Ana yemeğin gelmesiyle birlikte Nusret masaya yaklaşıyor. Bir balet gibi masaya geliyor ve eldivenlerini eline oturtuyor. Eti keserken yemek eleştirmenine doğru bakıyor. Ve eleştirmenin beklediği şekilde et dilimini ağzına yerleştiriyor.
Sitwell eti tattıktan sonra şöyle diyor: Eti, yumuşak ve kremamsı bir ıspanak ve iyi bir patates cipsi eşliğinde yedik. Biftek mükemmeldi ama 300 pound eder miydi?
'KALİTEYE FİYAT KOYAMAZSINIZ'
Nusret, yemeğin ardından eleştirmen ile sohbet ederken, “Beş erkek kardeşim ve bir kız kardeşim var.

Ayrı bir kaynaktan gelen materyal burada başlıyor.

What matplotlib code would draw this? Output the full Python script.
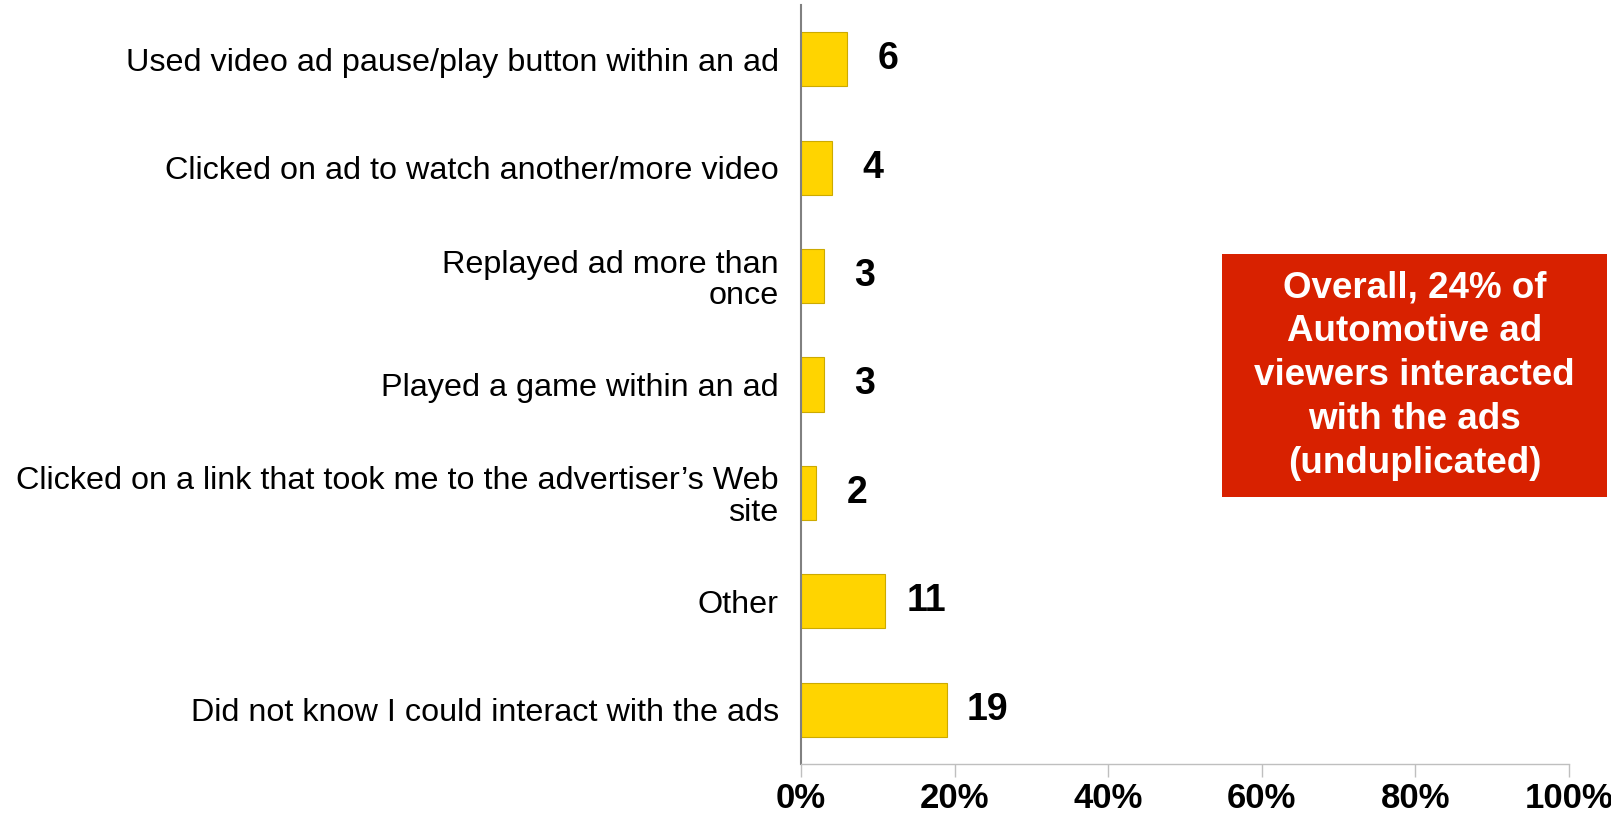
import matplotlib
matplotlib.use('Agg')
import matplotlib.pyplot as plt
from matplotlib.ticker import FuncFormatter
from matplotlib import rcParams

rcParams['font.family'] = ['Liberation Sans', 'DejaVu Sans']

# Ad interaction types among automotive ad viewers (%)
actions = [
    "Used video ad pause/play button within an ad",
    "Clicked on ad to watch another/more video",
    "Replayed ad more than\nonce",
    "Played a game within an ad",
    "Clicked on a link that took me to the advertiser\u2019s Web\nsite",
    "Other",
    "Did not know I could interact with the ads",
]
shares = [6, 4, 3, 3, 2, 11, 19]
x_ticks = [0, 20, 40, 60, 80, 100]

callout_text = ("Overall, 24% of\nAutomotive ad\nviewers interacted\n"
                "with the ads\n(unduplicated)")

fig = plt.figure(figsize=(16.11, 8.17), dpi=100)
ax = fig.add_axes([0.4972, 0.0649, 0.4767, 0.929])

positions = list(range(len(actions)))
ax.barh(positions, shares, height=0.5, color='#FFD400',
        edgecolor='#CCAA00', linewidth=0.8)

# value labels to the right of each bar
for pos, val in zip(positions, shares):
    ax.text(val + 5.3, pos, str(val), ha='center', va='center',
            fontsize=27, fontweight='bold', color='black')

ax.set_ylim(len(actions) - 0.5, -0.5)
ax.set_xlim(0, 100)
ax.set_yticks(positions)
ax.set_yticklabels(actions, fontsize=23.3, ha='right', linespacing=1.05)
ax.tick_params(axis='y', length=0, pad=16)

ax.set_xticks(x_ticks)
ax.xaxis.set_major_formatter(FuncFormatter(lambda v, p: f"{v:.0f}%"))
ax.tick_params(axis='x', direction='out', length=9, width=1,
               color='#BFBFBF', pad=4, labelsize=25)
for lbl in ax.get_xticklabels():
    lbl.set_fontweight('bold')

for side in ['top', 'right']:
    ax.spines[side].set_visible(False)
ax.spines['left'].set_color('#808080')
ax.spines['left'].set_linewidth(1.5)
ax.spines['bottom'].set_color('#BFBFBF')
ax.spines['bottom'].set_linewidth(1)

# red call-out box on the right
box = fig.add_axes([1222 / 1611, 1 - 497 / 817, 385 / 1611, 243 / 817])
box.set_facecolor('#D82100')
box.set_xticks([])
box.set_yticks([])
for s in box.spines.values():
    s.set_visible(False)
box.text(0.5, 0.5, callout_text, ha='center', va='center', color='white',
         fontsize=26.5, fontweight='bold', linespacing=1.33,
         transform=box.transAxes)

fig.savefig('out.png', dpi=100)
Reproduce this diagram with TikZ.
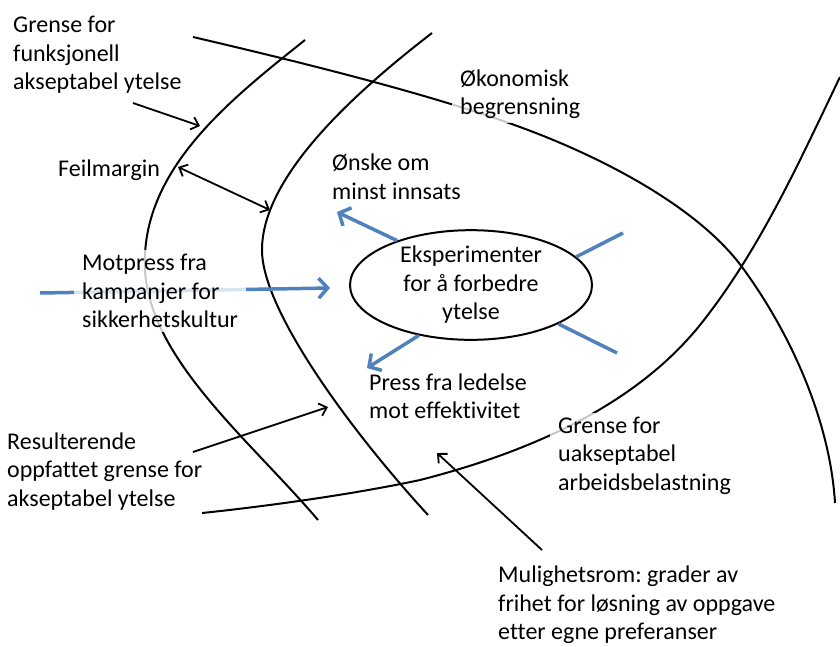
\documentclass[tikz,border=0pt]{standalone}
\usepackage{fontspec}
\setmainfont{Carlito}[Ligatures=NoCommon]
\usetikzlibrary{arrows.meta,shapes.geometric}
\frenchspacing

\definecolor{pushblue}{RGB}{79,129,189}

\tikzset{
  boundary/.style={line width=2pt, black},
  blackarrow/.style={line width=1.8pt, -{Straight Barb[length=7pt,width=13pt]}},
  blackdouble/.style={line width=1.8pt, {Straight Barb[length=7pt,width=13pt]}-{Straight Barb[length=7pt,width=13pt]}},
  bluepush/.style={line width=3.5pt, pushblue, -{Straight Barb[length=9pt,width=20pt]}},
  blueline/.style={line width=3.5pt, pushblue},
  label/.style={inner sep=0pt, align=left, anchor=west, font=\fontsize{24}{28.5}\selectfont},
  veil/.style={label, fill=white, fill opacity=0.78, text opacity=1, inner xsep=8pt, inner ysep=4pt},
  core/.style={ellipse, draw, line width=2pt, minimum width=242pt, minimum height=104pt,
               inner sep=0pt, align=center, font=\fontsize{24}{28.5}\selectfont}
}

\begin{document}
\begin{tikzpicture}[x=1pt,y=-1pt]
\useasboundingbox (0,0) rectangle (840,646);

% boundary of functionally acceptable performance
\draw[boundary] (305,40) .. controls (230,100) and (140,170) .. (145,270)
                         .. controls (150,360) and (250,440) .. (318,520);
% resulting perceived boundary
\draw[boundary] (432,33) .. controls (345,100) and (262,180) .. (262,250)
                         .. controls (262,310) and (350,430) .. (428,515);
% economic boundary
\draw[boundary] (193,37) .. controls (300,62) and (430,94) .. (520,127)
                         .. controls (610,160) and (700,210) .. (742,267)
                         .. controls (790,332) and (830,420) .. (835,503);
% boundary of unacceptable workload
\draw[boundary] (840,77) .. controls (800,160) and (760,250) .. (700,325)
                         .. controls (650,387) and (565,443) .. (420,480)
                         .. controls (350,495) and (260,507) .. (202,513);

% central experiment ellipse
\node[core] (exp) at (471,285) {Eksperimenter\\for å forbedre\\ytelse};

% blue pressures
\coordinate (pushL0) at (40,293);
\coordinate (pushL1) at (330,288);
\draw[bluepush] (pushL0) -- (pushL1);

\coordinate (tipUL) at (337,212);
\coordinate (tipLL) at (367,368);
\coordinate (endUR) at (623,233);
\coordinate (endLR) at (617,353);
\draw[bluepush] (exp.149) -- (tipUL);
\draw[bluepush] (exp.224) -- (tipLL);
\draw[blueline] (exp.15) -- (endUR);
\draw[blueline] (exp.-24) -- (endLR);

% labels
\node[label] (lfunk) at (13,55) {Grense for\\funksjonell\\akseptabel ytelse};
\node[veil] (lokon) at (452,94) {Økonomisk\\begrensning};
\node[label] (lfeil) at (58,170) {Feilmargin};
\node[label] (lonske) at (332,177) {Ønske om\\minst innsats};
\node[veil] (lmot) at (74,291) {Motpress fra\\kampanjer for\\sikkerhetskultur};
\node[label] (lpress) at (369,396) {Press fra ledelse\\mot effektivitet};
\node[label] (lres) at (7,471.5) {Resulterende\\oppfattet grense for\\akseptabel ytelse};
\node[veil] (luaks) at (550,455.5) {Grense for\\uakseptabel\\arbeidsbelastning};
\node[label] (lmul) at (498,605) {Mulighetsrom: grader av\\frihet for løsning av oppgave\\etter egne preferanser};

% black pointers
\coordinate (a1s) at (133,103);
\coordinate (a1e) at (200,126);
\coordinate (a2s) at (178,167);
\coordinate (a2e) at (270,210);
\coordinate (a3s) at (193,452);
\coordinate (a3e) at (328,407);
\coordinate (a4s) at (542,550);
\coordinate (a4e) at (437,453);
\draw[blackarrow] (a1s) -- (a1e);
\draw[blackdouble] (a2s) -- (a2e);
\draw[blackarrow] (a3s) -- (a3e);
\draw[blackarrow] (a4s) -- (a4e);
\end{tikzpicture}
\end{document}
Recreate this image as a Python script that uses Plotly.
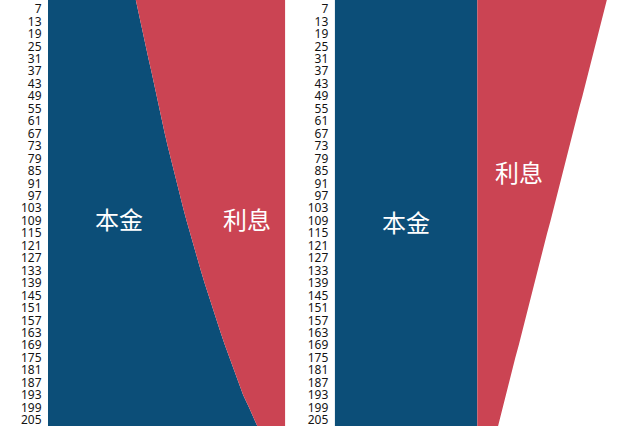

Ailem çok fakirdi, bu yüzden eğitimimi bırakıp kasapta çalışmaya başladım” diyor. Eleştirmen fiyatların yüksek olup olmadığını sorduğunda ise, “Fiyatlar yüksek değil. Bu kalite. Ne yaptığımı önemsiyorum ve yeme deneyimini yükseltmek istiyorum. Kaliteye fiyat koyamazsınız. Şimdi Londra benim evim ve bir burgerci de açmak istiyorum” diyor.
Daily Mail’in restoran eleştirmeni Jain Moir de mekanı ziyaret ediyor. Salatının 23 pound olduğu restorandaki en ucuz şeyin Nusret’in 17 poundluk et kesme bıçağı olduğunu aktarıyor. Nusret masasına geldiğinde Moir’in telefonunu bir garsona uzatıyor, Nusret garsona 'İyi bir video çek' talimatını veriyor.
Moir inceleme yazısına şöyle devam ediyor:
Bütün masaya tuz ile duş aldırdı sonra bir Instagram yıldızı olarak selfie çekmemiz için yakınlaştı, elini sırtıma koydu. Sırrın ne diye sorduğumda “Bunu biraz düşüneyim” dedi ve etini kesmek için masanın diğer tarafında doğru süzüldü. Daha sonra masaya gelip başarısının sırrını, ‘Günde 20 saat çalışıyorum’ diyerek açıkladı.